Fallon O’Hagan, 21, dropped out of Lehman High School in the Bronx section of New York City in the 9th grade and never made it back. Like Mr. Oates, she described her classes as boring, and many of her teachers as uninterested in whether she came to school.
“So I just stopped going,” said Ms. O’Hagan, who now holds down two waitressing jobs in New York. “I think if a teacher had pulled me aside and talked to me, I probably could have gotten myself together.”
Ms. O’Hagan said she has regretted her decision to leave school ever since, and has tried at least once to earn her General Educational Development certificate.
“You start to feel like you are too far gone, and it’s really discouraging,” she said.

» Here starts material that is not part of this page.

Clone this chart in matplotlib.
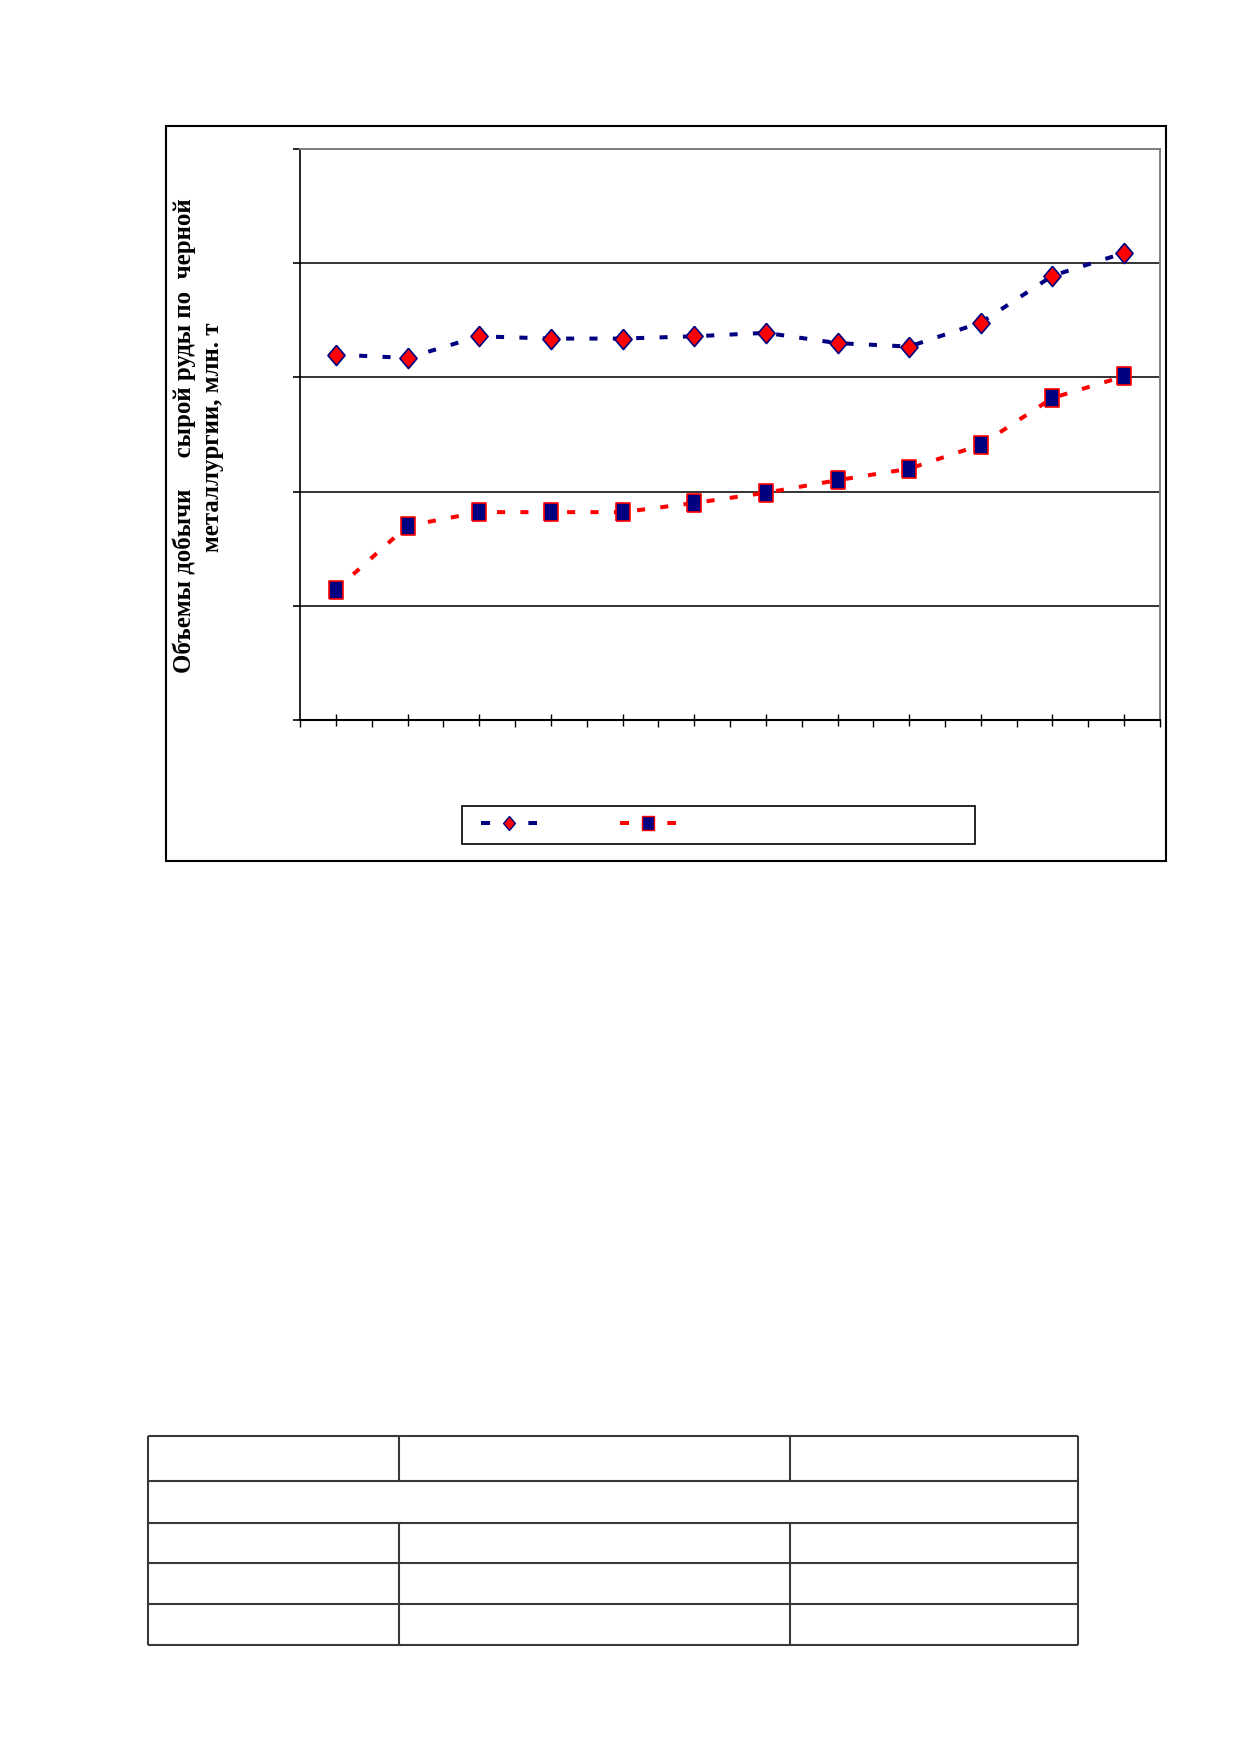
import matplotlib
matplotlib.use("Agg")
import matplotlib.pyplot as plt
import numpy as np
from matplotlib.lines import Line2D
from matplotlib.patches import Rectangle

# values (12 years, no labels shown in the picture)
raw_ore = [160, 158.5, 168, 167, 167, 168, 169.5, 165, 163.5, 174, 194.5, 204.5]
commercial_ore = [57, 85, 91, 91, 91, 95, 99.5, 105, 110, 120.5, 141, 150.5]
y_ticks = [0, 50, 100, 150, 200, 250]

ylabel_1 = "Объемы добычи     сырой руды по  черной"
ylabel_2 = "металлургии, млн. т"

W, H = 1239, 1752
NAVY = "#000080"
RED = "#FF0000"

diamond = [(0, 1), (0.85, 0), (0, -1), (-0.85, 0), (0, 1)]
square = [(-0.8, -1), (0.8, -1), (0.8, 1), (-0.8, 1), (-0.8, -1)]

fig = plt.figure(figsize=(W / 100, H / 100), dpi=100)

# page overlay in pixel coordinates: outer chart frame and the empty table
page = fig.add_axes([0, 0, 1, 1], zorder=0)
page.set_xlim(0, W)
page.set_ylim(H, 0)
page.axis("off")
page.add_patch(Rectangle((165.5, 126), 1000.5, 735, fill=False, ec="black", lw=1.5))
page.add_patch(Rectangle((462, 806), 513, 38, fill=False, ec="black", lw=1.2))

tbl_cols = [148, 399, 790, 1078]
tbl_rows = [1436, 1481, 1523, 1563, 1604, 1645]
tbl_color = "#3a3a3a"
page.hlines(tbl_rows, tbl_cols[0], tbl_cols[-1], color=tbl_color, lw=1.5)
page.vlines([tbl_cols[0], tbl_cols[-1]], tbl_rows[0], tbl_rows[-1], color=tbl_color, lw=1.5)
for c in tbl_cols[1:-1]:
    page.vlines(c, tbl_rows[0], tbl_rows[1], color=tbl_color, lw=1.5)
    page.vlines(c, tbl_rows[2], tbl_rows[-1], color=tbl_color, lw=1.5)

# chart
ax = fig.add_axes([300 / W, 1 - 720 / H, 860 / W, 571 / H], zorder=1)
x = np.arange(len(raw_ore))

ax.plot(x, raw_ore, color=NAVY, lw=2.9, dashes=(2.0, 3.8),
        marker=diamond, ms=14.5, mfc=RED, mec=NAVY, mew=1.2)
ax.plot(x, commercial_ore, color=RED, lw=2.9, dashes=(2.0, 3.8),
        marker=square, ms=12.6, mfc=NAVY, mec=RED, mew=1.2)

ax.set_xlim(-0.5, len(raw_ore) - 0.5)
ax.set_ylim(y_ticks[0], y_ticks[-1])
ax.set_yticks(y_ticks)
ax.set_yticklabels([])
ax.set_xticks(x)
ax.set_xticks(np.arange(len(raw_ore) + 1) - 0.5, minor=True)
ax.set_xticklabels([])
ax.tick_params(axis="y", direction="out", length=5, width=1.2, color="black")
ax.tick_params(axis="x", which="major", direction="inout", length=9, width=1.0)
ax.tick_params(axis="x", which="minor", direction="out", length=5, width=1.0)

ax.grid(axis="y", color="#101010", lw=1.2)
ax.set_axisbelow(True)
ax.spines["left"].set_linewidth(1.2)
ax.spines["bottom"].set_linewidth(1.5)
for s in ("top", "right"):
    ax.spines[s].set_color("#808080")
    ax.spines[s].set_linewidth(1.4)

fig.text(184 / W, 1 - 436 / H, ylabel_1, rotation=90, ha="center", va="center",
         family="Liberation Serif", weight="bold", fontsize=17.9)
fig.text(213 / W, 1 - 437 / H, ylabel_2, rotation=90, ha="center", va="center",
         family="Liberation Serif", weight="bold", fontsize=17.9)

# legend (labels are blank in the original)
h1 = Line2D([], [], color=NAVY, lw=2.9, dashes=(2.25, 9.5),
            marker=diamond, ms=10, mfc=RED, mec=NAVY, mew=1.0)
h2 = Line2D([], [], color=RED, lw=2.9, dashes=(2.25, 9.5),
            marker=square, ms=10, mfc=NAVY, mec=RED, mew=1.0)
fig.legend([h1, h2], ["", ""], ncol=2, frameon=False, fontsize=10,
           loc="center left", bbox_to_anchor=(481 / W, 1 - 824 / H),
           borderpad=0, borderaxespad=0, handlelength=4.03,
           handletextpad=0.8, columnspacing=5.17)

fig.savefig("out.png", dpi=100)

Jynell Harrison, 19, said some teachers at her large, high-poverty high school in Providence, R.I., were too quick to judge students negatively. Many of her classmates were dealing with broken families, supporting relatives, and coping with other deep social problems that made it hard for them to concentrate at school, she said.
“So they misinterpreted a loss of focus as a lack of determination and will, and that’s what it becomes,” she said.
Ms. Harrison, who had tried but failed to get into one of Providence’s best public high schools, graduated on time in 2005 and is now working to save money for college.
“I was one of the lucky ones,” she said.
Kristy Hignite, 18, said she feels lucky, too. In 9th grade, the student from Shelbyville, Ind., had already fallen behind in credits toward graduation. When she moved to a different town and high school for her sophomore year, the problem got worse. Trouble between her divorced parents distracted Ms. Hignite from schoolwork, and though she knew there were counselors she could talk to, she didn’t.
“I was afraid to approach them because I felt like my problem had to be bigger and better,” she said. “I was on the verge of just straying away.”